Depois do impacto popular da cobertura intensiva do julgamento do “mensalão”, das manifestações de junho de 2013, já se tinha noção do impacto sobre a opinião pública de outra campanha intensiva anticorrupção.
O Procurador Geral da República Rodrigo Janot não percebeu o risco de montar o esquema midiático para a Lava Jato. A batalha já estava ganha, sem necessidade do liberou geral, desse festival diário de factoides, dessa perseguição insana a Lula, do ridículo dos pedalinhos, barquinhos, Cristo Redentor.
Quando liberou geral os vazamentos e as parcerias midiáticas, abriu a caixa de Pandora. Em vez de brechas para a ação responsável do Ministério Público, uma cratera que imediatamente foi ocupada, não pelos procuradores preparados, titulares de causas legítimas, mas pelos aventureiros, loucos-por-um-holofote, cada qual procurando um jornalista para chamar de seu e fazendo qualquer micagem para aparecer.
Não há corporação que resista a essa liberação geral, muito menos uma corporação dotada de poder de Estado.
O que garante a idoneidade e a disciplina da tropa não são apenas bons princípios e formação.

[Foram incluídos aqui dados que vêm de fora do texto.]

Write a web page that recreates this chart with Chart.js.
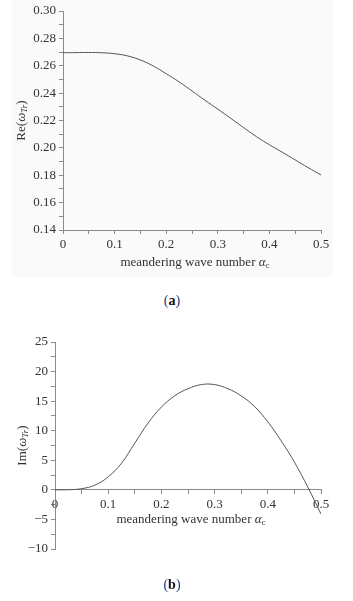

A natureza divina ainda não encontrou maneira de, através de concursos, avalizar a idoneidade futura de todos os procuradores.
O que garante é um conjunto de valores impregnados em toda a corporação, como a impessoalidade, o discernimento,  para que os próprios procuradores operem como agentes de contenção dos abusos de colegas, do exibicionismo, das ações atrabiliárias, do personalismo.
Do ativismo político, da demonstração de musculatura, para práticas menos ortodoxas ainda, é um pulo.
Infelizmente, essa rede de autocontenção quebrou-se.